Mercedes "primed" for Saudi Arabia upgrades

F1 News

Mercedes "primed" for Saudi Arabia upgrades

Mercedes "primed" for Saudi Arabia upgrades

Mercedes trackside engineering director Andrew Shovlin has revealed the team is "primed to bring absolutely anything they can" to the Saudi Arabian Grand Prix.

Mercedes was open in accepting its position as the third-fastest team across the F1 season-opening weekend in Bahrain where a late double retirement for Red Bull elevated both Lewis Hamilton and George Russell.

But even under a budget cap where upgrades could be limited, Mercedes is wasting no time in bringing new parts to the track as Shovlin explained to the F1 Nation podcast.

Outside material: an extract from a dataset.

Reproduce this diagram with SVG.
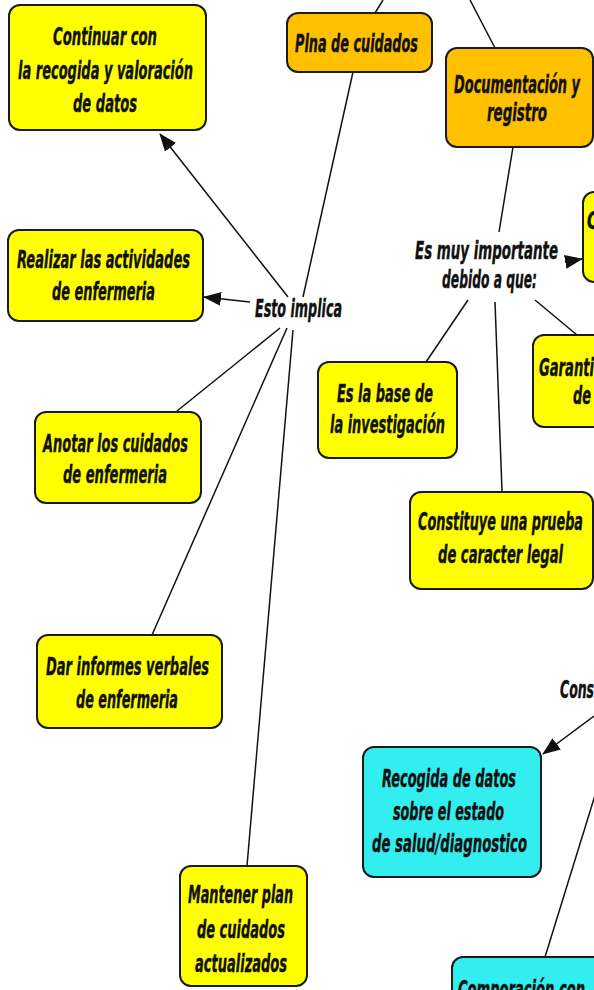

"I think we'll get some easy gains, I think there is some low-hanging fruit and what we're hoping is that we can get those in the next race or two," said Shovlin.

"We're working race by race at the moment. The factory is primed to bring absolutely anything they can in the next few days.

"We're learning with every day. Every time the car is out on track, there is a lot of work going on in the factory, trying to understand the science of what is going on but we are learning every day and if we have got something useful to bring to Jeddah, we'll make sure we can get it there on the car."

Mercedes concede "a lot of everything" wrong with W13

After the Bahrain Grand Prix, Mercedes team principal Toto Wolff claimed the team's lack of straight-line pace was in part due to being forced to run higher wing levels than its rivals to counteract some issues with the W13.

Asked to explain some of the issues with Mercedes' 2022 car, Shovlin added: "There is a lot of everything.

"There is bouncing, the balance is poor, there is a lack of low-speed grip, we're struggling on traction, the drivability could be better, the tyre warm-up is not good enough and the car's a bit on the heavy side.

"There is a lot for us to work on but by the same measure, there is a lot for us to improve and that gives us some encouragement because a year ago when we were here in Bahrain, that list of areas to improve wasn't as big as it is now."